In December 2008, the Italian government acquired another polychrome corpus sculpture for a crucifix in limewood from the antique dealer Giancarlo Gallino for €3.2 million, that is less than half the size of the Santo Spirito sculpture. It measures 41.3 × 39.7 cm. The sculpture is entitled, Crucifix Gallino and is displayed at Bargello, a national art museum in Florence. In 2004, this smaller sculpture had been exhibited in the Museo Horne in Florence.

Since this sculpture is not documented by the contemporary biographers of Michelangelo, Ascanio Condivi and Giorgio Vasari, some art historians have attributed the work to Michelangelo based only on stylistic criteria and they have dated its creation to around 1495.

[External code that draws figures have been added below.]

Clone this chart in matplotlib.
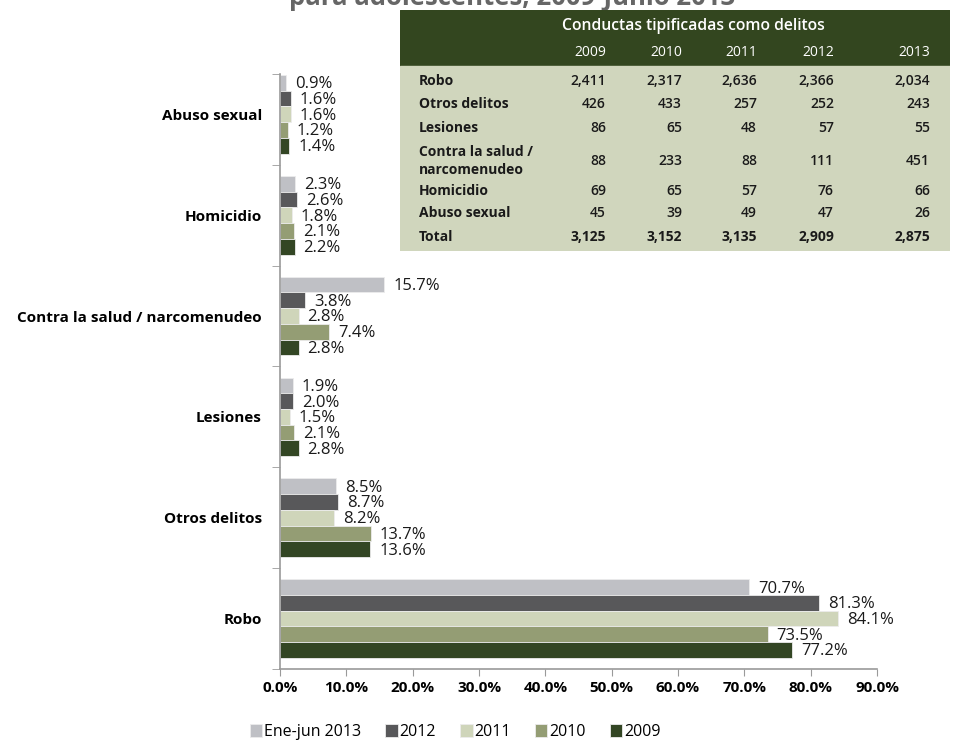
import matplotlib
matplotlib.use("Agg")
import matplotlib.pyplot as plt
from matplotlib.patches import Rectangle
import numpy as np

plt.rcParams['font.family'] = ['Open Sans', 'DejaVu Sans']

# ---------------- data ----------------
categories = ["Robo", "Otros delitos", "Lesiones",
              "Contra la salud / narcomenudeo", "Homicidio", "Abuso sexual"]
series_labels = ["Ene-jun 2013", "2012", "2011", "2010", "2009"]
v_2013 = [70.7, 8.5, 1.9, 15.7, 2.3, 0.9]
v_2012 = [81.3, 8.7, 2.0, 3.8, 2.6, 1.6]
v_2011 = [84.1, 8.2, 1.5, 2.8, 1.8, 1.6]
v_2010 = [73.5, 13.7, 2.1, 7.4, 2.1, 1.2]
v_2009 = [77.2, 13.6, 2.8, 2.8, 2.2, 1.4]
series = [v_2013, v_2012, v_2011, v_2010, v_2009]
x_ticks = [0, 10, 20, 30, 40, 50, 60, 70, 80, 90]

table_title = "Conductas tipificadas como delitos"
table_years = ["2009", "2010", "2011", "2012", "2013"]
table_rows = ["Robo", "Otros delitos", "Lesiones",
              "Contra la salud /\nnarcomenudeo", "Homicidio", "Abuso sexual", "Total"]
t_robo = ["2,411", "2,317", "2,636", "2,366", "2,034"]
t_otros = ["426", "433", "257", "252", "243"]
t_lesiones = ["86", "65", "48", "57", "55"]
t_contra = ["88", "233", "88", "111", "451"]
t_homicidio = ["69", "65", "57", "76", "66"]
t_abuso = ["45", "39", "49", "47", "26"]
t_total = ["3,125", "3,152", "3,135", "2,909", "2,875"]
table_values = [t_robo, t_otros, t_lesiones, t_contra, t_homicidio, t_abuso, t_total]

partial_title = "para adolescentes, 2009-Junio 2013"

# ---------------- style ----------------
colors = ["#bfc0c5", "#58585a", "#cfd5ba", "#949d74", "#334624"]
hdr_color = "#33461f"
body_color = "#d0d6bd"
spine_color = "#9a9a9a"

W, H = 958, 742
fig = plt.figure(figsize=(W / 100, H / 100), dpi=100)

ax = fig.add_axes([280 / W, (H - 669) / H, 597 / W, (669 - 74) / H])
h = 0.156
y = np.arange(len(categories))
offsets = [2 * h, h, 0, -h, -2 * h]
handles = []
for vals, lab, col, off in zip(series, series_labels, colors, offsets):
    bars = ax.barh(y + off, vals, height=h, color=col, edgecolor="#ececec",
                   linewidth=0.6, label=lab)
    handles.append(bars)
    for b, v in zip(bars, vals):
        ax.annotate(f"{v:.1f}%", (v, b.get_y() + h / 2), xytext=(6.5, -1),
                    textcoords="offset points", ha="left", va="center",
                    fontsize=12, color="#1a1a1a")

ax.set_xlim(0, 90)
ax.set_ylim(-0.5, 5.4)
ax.set_xticks(x_ticks)
ax.set_xticklabels([f"{t:.1f}%" for t in x_ticks], fontweight="bold", fontsize=11)
ax.set_yticks(y)
ax.set_yticklabels(categories, fontweight="bold", fontsize=11)
ax.set_yticks(list(np.arange(-0.5, 5.0, 1.0)) + [5.4], minor=True)
ax.tick_params(axis="y", which="major", length=0, pad=13)
ax.tick_params(axis="y", which="minor", length=6, color=spine_color, direction="out")
ax.tick_params(axis="x", length=5, color=spine_color, pad=4)
for s in ["top", "right"]:
    ax.spines[s].set_visible(False)
for s in ["left", "bottom"]:
    ax.spines[s].set_color(spine_color)
    ax.spines[s].set_linewidth(1.2)

# legend
fig.legend(handles=handles, labels=series_labels, loc="center",
           bbox_to_anchor=(455 / W, 10 / H), ncol=5, frameon=False,
           fontsize=11.5, handlelength=0.8, handleheight=0.8,
           handletextpad=0.1, columnspacing=1.5, borderaxespad=0,
           borderpad=0.1)

# title of the source figure, cut at the top edge as in the reference
fig.text(512 / W, 1 - 5 / H, partial_title, ha="center", va="baseline",
         fontsize=18.5, fontweight="bold", color="#666666")

# ---------------- table ----------------
tx0, ty0, tw, th = 400, 10, 550, 241
tax = fig.add_axes([tx0 / W, (H - ty0 - th) / H, tw / W, th / H])
tax.set_zorder(5)
tax.set_xlim(0, tw)
tax.set_ylim(th, 0)
tax.axis("off")
tax.add_patch(Rectangle((0, 0), tw, 56, color=hdr_color))
tax.add_patch(Rectangle((0, 56), tw, th - 56, color=body_color))

tax.text(293, 16, table_title, ha="center", va="center", color="white",
         fontsize=11.3, fontweight="semibold")
col_right = [206, 282, 357, 434, 530]
for yr, xr in zip(table_years, col_right):
    tax.text(xr, 43, yr, ha="right", va="center", color="white", fontsize=10)

row_y = [71, 94, 118, 151, 181, 203, 227]
for rl, ry, vals in zip(table_rows, row_y, table_values):
    tax.text(19, ry, rl, ha="left", va="center", color="#1a1a1a",
             fontsize=10, fontweight="bold", linespacing=1.35)
    wt = "bold" if rl == "Total" else "semibold"
    for v, xr in zip(vals, col_right):
        tax.text(xr, ry, v, ha="right", va="center", color="#1a1a1a",
                 fontsize=10, fontweight=wt)

fig.savefig("out.png", dpi=100)
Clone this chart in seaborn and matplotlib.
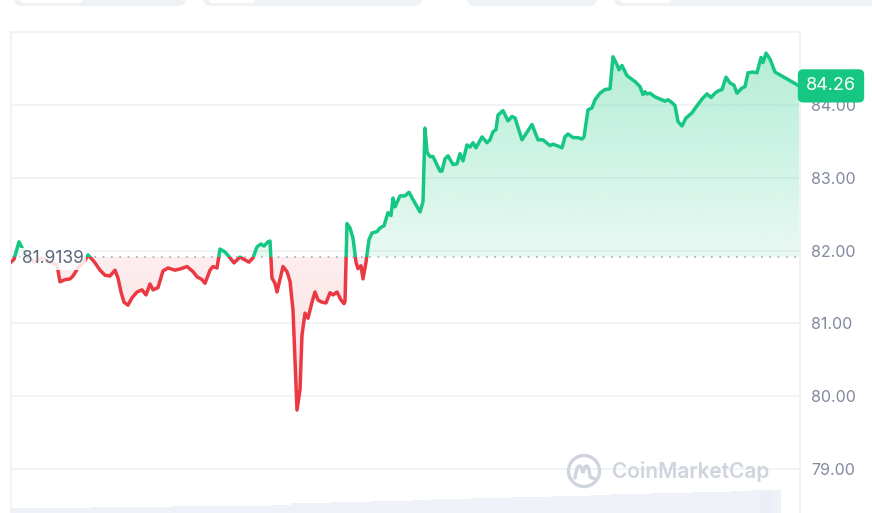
import numpy as np
import pandas as pd
import matplotlib
matplotlib.use('Agg')
import matplotlib.pyplot as plt
import matplotlib.colors as mcolors
import seaborn as sns
from matplotlib.path import Path
from matplotlib.patches import Rectangle, FancyBboxPatch, Circle, PathPatch
from matplotlib.transforms import blended_transform_factory

# temps (unitats arbitràries, 0 = inici de la finestra) i preu
temps = [0, 3, 8, 12, 17, 24, 31, 39, 46, 49, 54, 59, 62, 67, 73, 77, 81, 84, 89, 94,
         99, 104, 107, 110, 113, 117, 121, 126, 131, 135, 139, 142, 147, 152, 157, 164, 170, 176, 182, 186,
         191, 194, 199, 202, 206, 209, 214, 219, 223, 229, 234, 238, 242, 246, 250, 253, 257, 259, 261, 264,
         266, 272, 276, 279, 282, 284, 286, 289, 291, 294, 297, 301, 304, 307, 311, 315, 319, 322, 326, 330,
         333, 334, 336, 339, 342, 345, 347, 350, 352, 355, 358, 361, 366, 369, 373, 377, 380, 382, 384, 389,
         394, 398, 402, 409, 412, 414, 416, 419, 422, 429, 431, 434, 437, 442, 446, 449, 452, 456, 459, 462,
         465, 471, 476, 479, 482, 485, 487, 492, 497, 501, 504, 511, 521, 527, 532, 539, 542, 546, 551, 554,
         557, 562, 567, 571, 573, 577, 581, 584, 589, 594, 599, 602, 606, 608, 611, 616, 619, 624, 629, 632,
         634, 636, 639, 644, 649, 654, 657, 661, 664, 667, 671, 675, 681, 684, 691, 696, 700, 704, 707, 711,
         715, 719, 723, 726, 731, 734, 737, 742, 746, 750, 752, 755, 759, 764, 788]
preu = [81.84, 81.88, 82.12, 82.01, 81.90, 81.84, 81.90, 81.84, 81.80, 81.57,
        81.60, 81.61, 81.65, 81.76, 81.84, 81.94, 81.88, 81.83, 81.73, 81.66,
        81.65, 81.73, 81.62, 81.43, 81.29, 81.25, 81.35, 81.43, 81.46, 81.39,
        81.54, 81.46, 81.49, 81.72, 81.76, 81.73, 81.75, 81.78, 81.71, 81.64,
        81.60, 81.55, 81.73, 81.78, 81.76, 82.02, 81.98, 81.90, 81.83, 81.91,
        81.87, 81.84, 81.90, 82.05, 82.09, 82.06, 82.12, 82.13, 81.62, 81.55,
        81.43, 81.78, 81.71, 81.58, 81.18, 80.50, 79.81, 80.09, 80.84, 81.14,
        81.07, 81.29, 81.43, 81.32, 81.29, 81.28, 81.42, 81.39, 81.43, 81.32,
        81.27, 81.30, 82.37, 82.31, 82.17, 81.84, 81.75, 81.79, 81.61, 81.84,
        82.15, 82.24, 82.26, 82.31, 82.34, 82.52, 82.48, 82.72, 82.60, 82.75,
        82.75, 82.80, 82.70, 82.53, 82.67, 83.68, 83.35, 83.29, 83.29, 83.09,
        83.09, 83.26, 83.30, 83.18, 83.19, 83.33, 83.23, 83.45, 83.42, 83.48,
        83.41, 83.56, 83.48, 83.52, 83.63, 83.66, 83.86, 83.92, 83.78, 83.84,
        83.82, 83.52, 83.73, 83.52, 83.52, 83.44, 83.46, 83.44, 83.41, 83.56,
        83.60, 83.55, 83.55, 83.53, 83.56, 83.93, 83.96, 84.07, 84.16, 84.21,
        84.22, 84.66, 84.55, 84.48, 84.54, 84.40, 84.37, 84.32, 84.25, 84.14,
        84.18, 84.15, 84.16, 84.11, 84.08, 84.05, 84.07, 84.03, 83.99, 83.77,
        83.71, 83.82, 83.89, 83.95, 84.08, 84.15, 84.10, 84.16, 84.19, 84.21,
        84.38, 84.30, 84.27, 84.16, 84.23, 84.25, 84.44, 84.45, 84.44, 84.65,
        84.58, 84.71, 84.63, 84.45, 84.26]

preu_obertura = 81.9139
preu_actual = 84.26
ticks_y = [79, 80, 81, 82, 83, 84]

# volum (barres tènues a la part baixa)
temps_vol = [10, 30, 50, 70, 90, 110, 130, 150, 170, 190, 210, 230, 250, 270, 290, 310, 330, 350, 370, 390,
             410, 430, 450, 470, 490, 510, 530, 550, 570, 590, 610, 630, 650, 670, 690, 710, 730, 750, 760]
volum = [5, 5, 5, 5.5, 6, 6, 6, 6.5, 7, 7, 7, 7.5, 7.5, 8, 10, 10.5, 11, 11.5, 12, 12.5,
         13, 14, 14.5, 15, 15.5, 16, 16.5, 17, 17.5, 18, 19, 19.5, 20, 20.5, 21, 21.5, 22, 23, 23]

VERD = '#16c784'
VERMELL = '#ea3943'
GRAELLA = '#eff2f5'
TEXT_EIX = '#808a9d'
MARCA = '#cfd4de'

sns.set_theme(style='white')
plt.rcParams['font.family'] = ['Inter', 'DejaVu Sans']

W, H = 872, 513
fig = plt.figure(figsize=(W / 100, H / 100), dpi=100)
fig.patch.set_facecolor('white')

x_max = 789
y_min, y_max = 78.396, 85.0
ax = fig.add_axes([11 / W, 0, 789 / W, 481 / H])
ax.set_facecolor('white')

df = pd.DataFrame({'t': temps, 'preu': preu})
t = np.array(temps, dtype=float)
p = np.array(preu)

for v in ticks_y:
    ax.axhline(v, color=GRAELLA, lw=1.2, zorder=0)


def farciment_degradat(poly, color, a_dalt, a_baix, y0, y1):
    cami = Path.make_compound_path(*poly.get_paths())
    rgba = np.zeros((256, 1, 4))
    rgba[..., :3] = mcolors.to_rgb(color)
    rgba[..., 3] = np.linspace(a_dalt, a_baix, 256)[:, None]
    im = ax.imshow(rgba, extent=[0, x_max, y0, y1], origin='upper', aspect='auto',
                   zorder=1, interpolation='bicubic')
    im.set_clip_path(cami, ax.transData)


pv = ax.fill_between(t, p, preu_obertura, where=p >= preu_obertura, interpolate=True,
                     facecolor='none', edgecolor='none')
pr = ax.fill_between(t, p, preu_obertura, where=p <= preu_obertura, interpolate=True,
                     facecolor='none', edgecolor='none')
farciment_degradat(pv, VERD, 0.34, 0.10, preu_obertura, y_max)
farciment_degradat(pr, VERMELL, 0.09, 0.22, y_min, preu_obertura)

ax.axhline(preu_obertura, color='#a6acb9', lw=1.2, ls=(0, (1, 4)), zorder=2)

# línia verda per sobre i vermella per sota del preu d'obertura
sns.lineplot(data=df, x='t', y='preu', ax=ax, color=VERD, lw=2.5, sort=False, zorder=4)
linia_v = ax.lines[-1]
linia_v.set_clip_path(Rectangle((0, preu_obertura), x_max, 10, transform=ax.transData))
sns.lineplot(data=df, x='t', y='preu', ax=ax, color=VERMELL, lw=2.5, sort=False, zorder=4)
linia_r = ax.lines[-1]
linia_r.set_clip_path(Rectangle((0, y_min - 5), x_max, preu_obertura - y_min + 5,
                                transform=ax.transData))

ax.set_xlim(0, x_max)
ax.set_ylim(y_min, y_max)
ax.set_xlabel('')
ax.set_ylabel('')
ax.set_xticks([])
ax.set_yticks(ticks_y)
ax.set_yticklabels([f'{v:.2f}' for v in ticks_y])
ax.yaxis.tick_right()
ax.tick_params(axis='y', length=0, pad=8, labelsize=11.5, labelcolor=TEXT_EIX)
for lloc in ['top', 'left', 'right']:
    ax.spines[lloc].set_color(GRAELLA)
    ax.spines[lloc].set_linewidth(1.2)
ax.spines['bottom'].set_visible(False)

mix = blended_transform_factory(ax.transAxes, ax.transData)
ax.text(1 + 31 / x_max, preu_actual, f'{preu_actual:.2f}', transform=mix, ha='center',
        va='center', color='white', fontsize=13, clip_on=False, zorder=10,
        bbox=dict(boxstyle='round,pad=0.45,rounding_size=0.3', fc=VERD, ec='none'))
ax.text(11 / x_max, preu_obertura - 0.03, f'{preu_obertura:.4f}', transform=mix, ha='left',
        va='center', color='#58667e', fontsize=12.5, zorder=6,
        bbox=dict(boxstyle='square,pad=0.12', fc='white', ec='none', alpha=0.85))

# volum
axv = fig.add_axes([11 / W, 0, 789 / W, 40 / H])
axv.bar(temps_vol, volum, width=20, color='#eaedf7', alpha=0.75, linewidth=0)
axv.set_xlim(0, x_max)
axv.set_ylim(0, 40)
axv.axis('off')
axv.patch.set_alpha(0)

# marca d'aigua: logotip (cercle amb una "M" ondulada) i nom
cx, cy = 584, H - 471
fig.patches.append(Circle((cx / 100, cy / 100), 0.155, transform=fig.dpi_scale_trans,
                          fill=False, ec=MARCA, lw=2.4))
ona = Path([(cx - 9, cy - 7), (cx - 7, cy + 8), (cx - 3, cy + 8), (cx - 1, cy - 2),
            (cx + 1, cy + 8), (cx + 5, cy + 8), (cx + 6, cy - 6), (cx + 11, cy - 8)],
           [Path.MOVETO, Path.CURVE4, Path.CURVE4, Path.CURVE4,
            Path.CURVE4, Path.CURVE4, Path.CURVE4, Path.LINETO])
ona = Path(ona.vertices / 100, ona.codes)
fig.patches.append(PathPatch(ona, transform=fig.dpi_scale_trans, fill=False, ec=MARCA, lw=2.4,
                             capstyle='round'))
fig.text(612 / W, 1 - 472 / H, 'CoinMarketCap', fontsize=15, color=MARCA,
         ha='left', va='center', fontweight='semibold')

# pestanyes retallades a dalt
for x0, x1 in [(14, 186), (203, 422), (467, 597), (614, 880)]:
    fig.patches.append(FancyBboxPatch((x0 / 100, (H - 6) / 100), (x1 - x0) / 100, 0.2,
                                      boxstyle='round,pad=0,rounding_size=0.08',
                                      transform=fig.dpi_scale_trans, fc=GRAELLA, ec='none'))
for x0, x1 in [(19, 83), (208, 255), (619, 672)]:
    fig.patches.append(FancyBboxPatch((x0 / 100, (H - 3) / 100), (x1 - x0) / 100, 0.2,
                                      boxstyle='round,pad=0,rounding_size=0.05',
                                      transform=fig.dpi_scale_trans, fc='white', ec='none'))

fig.savefig('out.png', dpi=100)
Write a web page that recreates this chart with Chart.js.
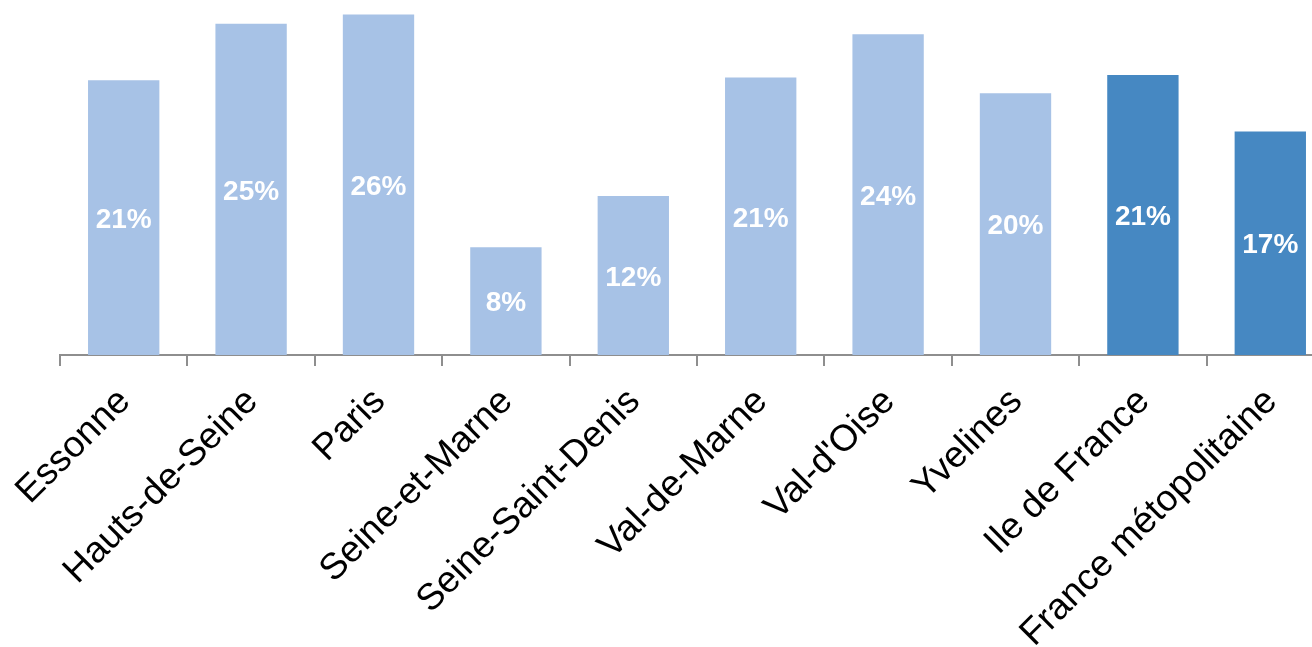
<!DOCTYPE html>
<html>
<head>
<meta charset="utf-8">
<script src="https://cdn.jsdelivr.net/npm/chart.js@4/dist/chart.umd.min.js"></script>
<style>
  html, body { margin: 0; padding: 0; background: #ffffff; overflow: hidden; width: 1312px; height: 647px; }
  #wrap { position: absolute; left: 0; top: 0; width: 1334px; height: 647px; }
</style>
</head>
<body>
<div id="wrap"><canvas id="c" width="1334" height="647"></canvas></div>
<script>
const categories = ['Essonne', 'Hauts-de-Seine', 'Paris', 'Seine-et-Marne', 'Seine-Saint-Denis',
                    'Val-de-Marne', "Val-d'Oise", 'Yvelines', 'Ile de France', 'France métopolitaine'];
const values = [20.9, 25.2, 25.9, 8.2, 12.1, 21.1, 24.4, 19.9, 21.3, 17.0];
const aggregateCategories = ['Ile de France', 'France métopolitaine'];

const LIGHT = '#A7C2E6';
const DARK = '#4688C2';

const valueLabels = {
  id: 'valueLabels',
  afterDatasetsDraw(chart) {
    const ctx = chart.ctx;
    const meta = chart.getDatasetMeta(0);
    ctx.save();
    ctx.fillStyle = '#ffffff';
    ctx.font = 'bold 28px "Liberation Sans", Arial, sans-serif';
    ctx.textAlign = 'center';
    ctx.textBaseline = 'middle';
    meta.data.forEach((bar, i) => {
      const p = bar.getProps(['x', 'y', 'base'], true);
      const v = chart.data.datasets[0].data[i];
      ctx.fillText(Math.round(v) + '%', p.x, (p.y + p.base) / 2 + 2.5);
    });
    ctx.restore();
  }
};

new Chart(document.getElementById('c'), {
  type: 'bar',
  data: {
    labels: categories,
    datasets: [{
      data: values,
      backgroundColor: (c) => aggregateCategories.includes(categories[c.dataIndex]) ? DARK : LIGHT,
      borderWidth: 0,
      barPercentage: 0.56,
      categoryPercentage: 1.0
    }]
  },
  options: {
    responsive: false,
    devicePixelRatio: 1,
    animation: false,
    layout: { padding: { left: 60, right: 0, top: 0, bottom: 0 } },
    plugins: { legend: { display: false }, tooltip: { enabled: false } },
    scales: {
      x: {
        offset: true,
        grid: {
          offset: true,
          drawOnChartArea: false,
          drawTicks: true,
          tickLength: 11,
          color: '#8e8e8e',
          lineWidth: 2
        },
        border: { display: true, color: '#8e8e8e', width: 2 },
        ticks: {
          color: '#000000',
          font: { family: '"Liberation Sans", Arial, sans-serif', size: 37 },
          maxRotation: 45,
          minRotation: 45,
          autoSkip: false,
          padding: 14,
          labelOffset: 1
        },
        afterFit(scale) { scale.height = 292; }
      },
      y: {
        display: false,
        min: 0,
        max: 27
      }
    }
  },
  plugins: [valueLabels]
});
</script>
</body>
</html>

== Debates of authenticity ==
There have been academic debates regarding the authenticity of these two sculptures now attributed to Michelangelo.

In December 2009, an inquiry was opened into the acquisition of the Bargello crucifix by the Italian state. A journal, Agenzia Nazionale Stampa Associata (ANSA) reports that "several experts have cast doubts on the attribution, with the doyenne of Michelangelo cross studies, German art historian Margrit Lisner, saying it was probably a Sansovino" sculpture.

In a book published by the Leipzig University Press in 2019, the Milanese art historian Antonio Forcellino identifies the Michelangelo crucifix of Santo Spirito as a privately owned wooden sculpture. He attributes this work to Michelangelo not only because of its display of anatomical detail, but also, and primarily, because of an epigraph that was inscribed on the back of the work at the beginning of the eighteenth century.